Ciò vuol dire che non possiamo aspettare che ogni persona assuma delle funzioni predisposte come succede in un formicaio. Le quote rosa nell’amministrazione cantonale sono un chiaro esempio del paradosso di voler la libertà di scelta cercando, parallelamente, l’uguaglianza di risultato. 

Quindi, per far si che i giovani diventino cittadini responsabili, innovativi, consci dei loro diritti e obblighi e impegnati realmente per il progresso della comunità, è necessario fare uno sforzo maggiore durante il loro percorso educativo. Sì al pareggio delle opportunità ma massimizzando le loro capacità personali e professionali. Soltanto se i giovani impareranno il rispetto di sé stessi e degli altri, riconoscendo le proprie particolarità, potranno davvero essere protagonisti del loro percorso.

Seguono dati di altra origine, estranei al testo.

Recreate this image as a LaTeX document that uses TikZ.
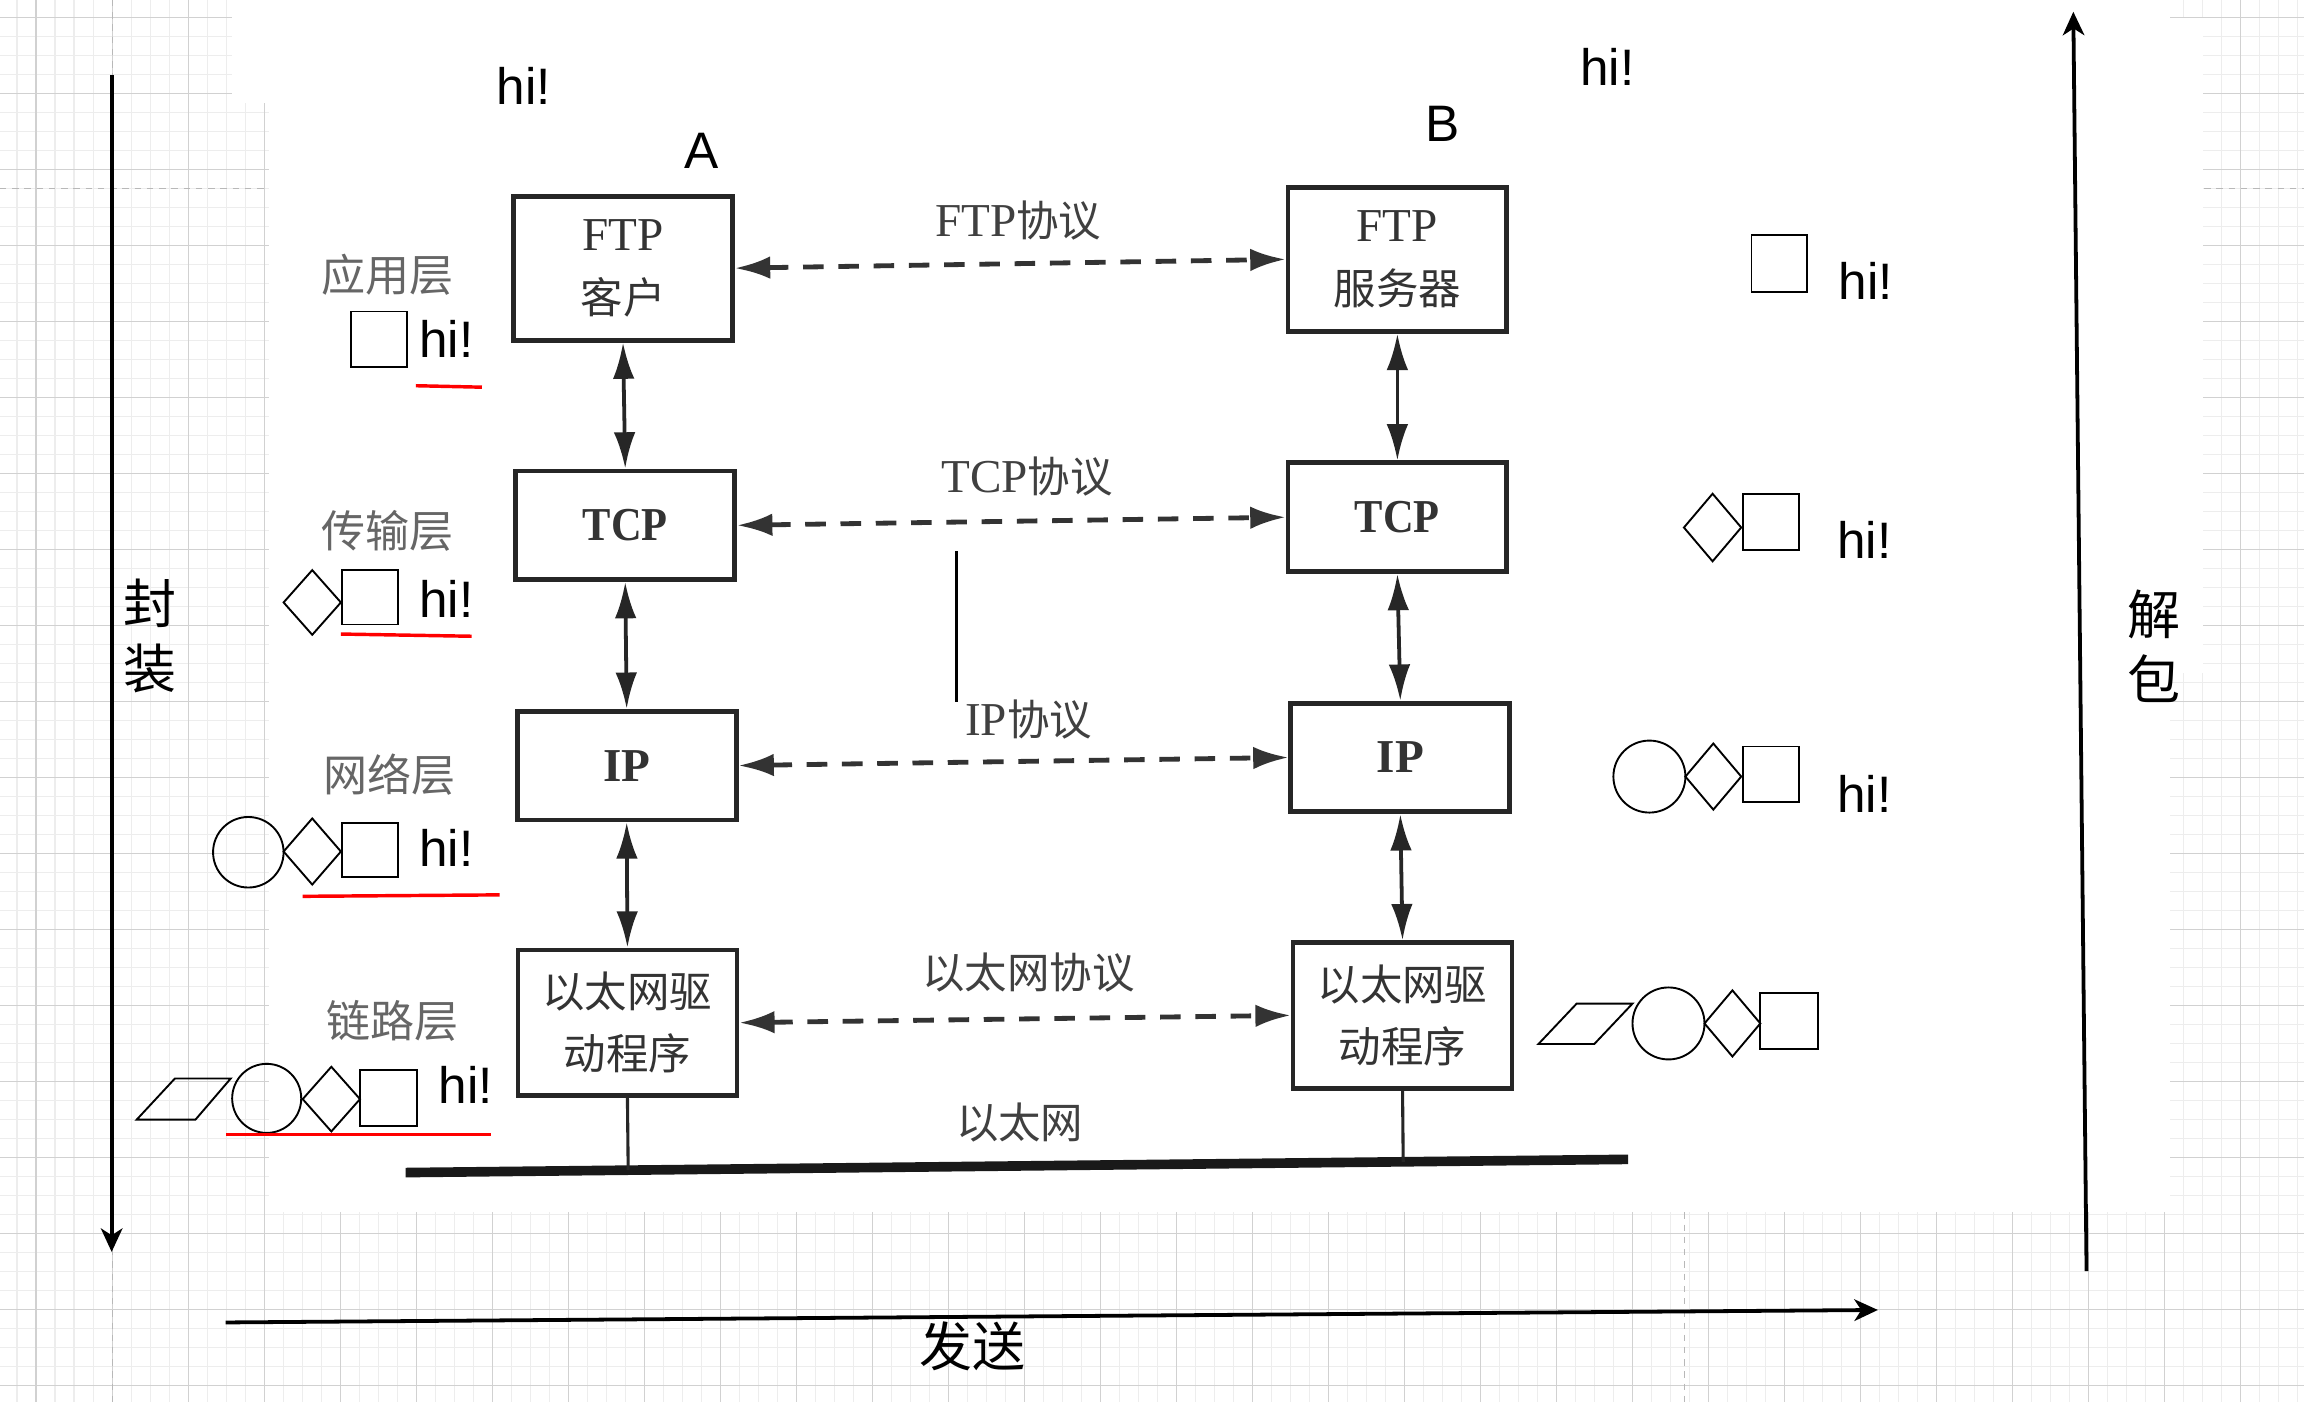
\documentclass[tikz,border=0pt]{standalone}
\usepackage{fontspec}
\setmainfont{Liberation Serif}
\newfontfamily\cjk[Scale=0.9]{Noto Sans CJK SC}
\newfontfamily\cjkfull{Noto Sans CJK SC}
\newfontfamily\hv{Liberation Sans}
\usetikzlibrary{arrows.meta,calc}

\tikzset{
  gridminor/.style={draw=black!7, line width=0.3pt},
  gridmajor/.style={draw=black!18, line width=0.3pt},
  pagebreak/.style={draw=black!28, line width=0.3pt, dash pattern=on 0.65mm off 0.6mm},
  layerbox/.style={draw=black!85, line width=1.4pt, minimum width=22.35mm, inner sep=0pt,
    align=center, text=black!80, font=\fontsize{13.7}{18.3}\selectfont},
  ftpbox/.style={layerbox, minimum height=14.7mm},
  midbox/.style={layerbox, minimum height=11.1mm, font=\fontsize{13.7}{18.3}\selectfont\bfseries},
  ethbox/.style={layerbox, minimum height=14.85mm, font=\fontsize{13.7}{17.9}\selectfont\cjk},
  updown/.style={draw=black!85, line width=1.1pt,
    {Latex[length=3.7mm,width=2.2mm]}-{Latex[length=3.7mm,width=2.2mm]}},
  peer/.style={draw=black!80, line width=1.4pt, dash pattern=on 2.1mm off 1.5mm,
    {Latex[length=3.6mm,width=2.3mm]}-{Latex[length=3.6mm,width=2.3mm]}},
  protolabel/.style={inner sep=0pt, text=black!75, font=\fontsize{13.7}{16}\selectfont},
  layerlabel/.style={inner sep=0pt, text=black!60, font=\fontsize{12.8}{15}\selectfont\cjkfull},
  hilabel/.style={inner sep=0pt, font=\fontsize{14.9}{17}\selectfont\hv},
  bigarrow/.style={draw=black, line width=1.1pt, -{Stealth[length=2.4mm,width=2.2mm,inset=0.7mm]}},
  axislabel/.style={inner sep=0pt, align=center, font=\fontsize{15.4}{18.8}\selectfont\cjkfull},
  pk/.style={draw=black, line width=0.55pt},
  redline/.style={draw=red, line width=1pt},
}

% diamond outline: centre x, centre y, width, height
\newcommand{\pkgem}[4]{\draw[pk] ({#1-#3/2},#2) -- (#1,{#2-#4/2}) -- ({#1+#3/2},#2) -- (#1,{#2+#4/2}) -- cycle;}
% narrow bold lettering of the stack boxes
\newcommand{\narrow}[1]{\scalebox{0.9}[1]{#1}}

\begin{document}
\begin{tikzpicture}[x=0.15mm, y=-0.15mm]
\useasboundingbox (0,0) rectangle (1568,954);
\fill[white] (0,0) rectangle (1568,954);

% editor grid
\foreach \i in {-1,...,121} {\draw[gridminor] ({24.5+12.935*\i},0) -- ({24.5+12.935*\i},954);}
\foreach \i in {0,...,73} {\draw[gridminor] (0,{11.8+12.935*\i}) -- (1568,{11.8+12.935*\i});}
\foreach \i in {0,...,30} {\draw[gridmajor] ({24.5+51.74*\i},0) -- ({24.5+51.74*\i},954);}
\foreach \i in {0,...,18} {\draw[gridmajor] (0,{11.8+51.74*\i}) -- (1568,{11.8+51.74*\i});}
\draw[pagebreak] (76.5,0) -- (76.5,954);
\draw[pagebreak] (1146.5,0) -- (1146.5,954);
\draw[pagebreak] (0,128) -- (1568,128);

% white drawing area
\fill[white] (158,0) rectangle (1477,70);
\fill[white] (183,70) rectangle (1477,825);
\fill[white] (1476,12) rectangle (1499,458);

% protocol stacks
\node[ftpbox] (fa) at (424,182.5) {FTP\\{\cjk 客户}};
\node[midbox] (ta) at (425.5,357.5) {\narrow{TCP}};
\node[midbox] (ia) at (426.5,521) {IP};
\node[ethbox] (ea) at (427,696) {以太网驱\\动程序};
\node[ftpbox] (fb) at (951,176.5) {FTP\\{\cjk 服务器}};
\node[midbox] (tb) at (951,352) {\narrow{TCP}};
\node[midbox] (ib) at (953,515.5) {IP};
\node[ethbox] (eb) at (954.5,691) {以太网驱\\动程序};

\draw[updown] (fa.south) -- (ta.north);
\draw[updown] (ta.south) -- (ia.north);
\draw[updown] (ia.south) -- (ea.north);
\draw[updown] (fb.south) -- (tb.north);
\draw[updown] (tb.south) -- (ib.north);
\draw[updown] (ib.south) -- (eb.north);

\draw[peer] (fa.east) -- (fb.west);
\draw[peer] (ta.east) -- (tb.west);
\draw[peer] (ia.east) -- (ib.west);
\draw[peer] (ea.east) -- (eb.west);

\node[protolabel] (pftp) at (693,150) {FTP{\cjk 协议}};
\node[protolabel] (ptcp) at (699,324) {TCP{\cjk 协议}};
\node[protolabel] (pip) at (700,490) {IP{\cjk 协议}};
\node[protolabel] (peth) at (700,662) {\cjk 以太网协议};
\node[protolabel] (pnet) at (694,764) {\cjk 以太网};

\node[layerlabel] (lapp) at (264,187) {应用层};
\node[layerlabel] (ltra) at (264,361) {传输层};
\node[layerlabel] (lnet) at (265,527) {网络层};
\node[layerlabel] (llnk) at (267,695) {链路层};

% ethernet cable
\coordinate (busL) at (276,798);
\coordinate (busR) at (1108,789);
\draw[line width=2.8pt, black!90] (busL) -- (busR);
\draw[line width=0.9pt, black!85] (ea.south) -- ($(busL)!(ea.south)!(busR)$);
\draw[line width=0.9pt, black!85] (eb.south) -- ($(busL)!(eb.south)!(busR)$);

\coordinate (tick1) at (651,375);
\coordinate (tick2) at (651,478);
\draw[line width=0.9pt] (tick1) -- (tick2);

% host names and messages
\node[hilabel, anchor=base] (hostA) at (477.5,114.6) {A};
\node[hilabel, anchor=base] (hostB) at (982,96.4) {B};
\node[hilabel, anchor=base west] (h0) at (337.5,70.8) {hi!};
\node[hilabel, anchor=base west] (h1) at (1075,58) {hi!};

% sender side: headers added layer by layer
\node[hilabel, anchor=base west] (s1) at (285,243) {hi!};
\node[hilabel, anchor=base west] (s2) at (285,420) {hi!};
\node[hilabel, anchor=base west] (s3) at (285,590) {hi!};
\node[hilabel, anchor=base west] (s4) at (298,751) {hi!};

\draw[pk] (239,212) rectangle (277,250);

\pkgem{212.5}{410}{39}{44}
\draw[pk] (233,388) rectangle (271,425);

\draw[pk] (169,580) circle[radius=24];
\pkgem{212.5}{579.5}{39}{45}
\draw[pk] (233,560) rectangle (271,597);

\draw[pk] (93,762) -- (133,762) -- (157,734) -- (119,734) -- cycle;
\draw[pk] (181.5,747.5) circle[radius=23.5];
\pkgem{225.5}{748}{39}{44}
\draw[pk] (245,728) rectangle (284,766);

\draw[redline] (283,262.5) -- (328,263.5);
\draw[redline] (232,431.5) -- (321,433);
\draw[redline] (206,610) -- (340,609);
\draw[redline] (154,772) -- (334,772);

% receiver side: headers removed layer by layer
\node[hilabel, anchor=base west] (r1) at (1251,204) {hi!};
\node[hilabel, anchor=base west] (r2) at (1250,380) {hi!};
\node[hilabel, anchor=base west] (r3) at (1250,553) {hi!};

\draw[pk] (1192,160) rectangle (1230,199);

\pkgem{1165.5}{359}{39}{46}
\draw[pk] (1186,336) rectangle (1224,374);

\draw[pk] (1122.5,528.5) circle[radius=24.5];
\pkgem{1166}{528.5}{38}{45}
\draw[pk] (1186,508) rectangle (1224,546);

\draw[pk] (1047,710.5) -- (1085,710.5) -- (1111,683) -- (1073,683) -- cycle;
\draw[pk] (1135.5,696.5) circle[radius=24.5];
\pkgem{1179}{696.5}{38}{45}
\draw[pk] (1198,676) rectangle (1237,714);

% direction arrows
\coordinate (encS) at (76,51);
\coordinate (encE) at (76,852);
\draw[bigarrow] (encS) -- (encE);
\coordinate (sendS) at (153.5,900);
\coordinate (sendE) at (1278,891.5);
\draw[bigarrow] (sendS) -- (sendE);
\coordinate (decS) at (1420,865);
\coordinate (decE) at (1411,8);
\draw[bigarrow] (decS) -- (decE);

\node[axislabel] (enc) at (102,433) {封\\装};
\node[axislabel] (dec) at (1466,440) {解\\包};
\node[axislabel] (send) at (662,916) {发送};
\end{tikzpicture}
\end{document}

Soltanto in questo modo si prepareranno le nuove generazioni per affrontare i grandi quesiti del futuro.

Il prossimo 2 aprile il popolo ticinese potrà decidere in merito alla composizione parlamentare cantonale (Gran Consiglio) il quale rimarrà in carica per 4 anni. Il Gran Consiglio ticinese si occupa di legiferare ed esercita una funzione di controllo sul governo (Consiglio di Stato). Quindi, il risultato della distribuzione di seggi influenzerà senza dubbio sull’andamento del nostro Cantone in materia di sicurezza, finanze, educazione, trasporti e salute pubblica. Perciò considerate le mozioni legislative attuate dall’UDC nell’ultimo decennio e successivamente decidete sul Ticino che verrà.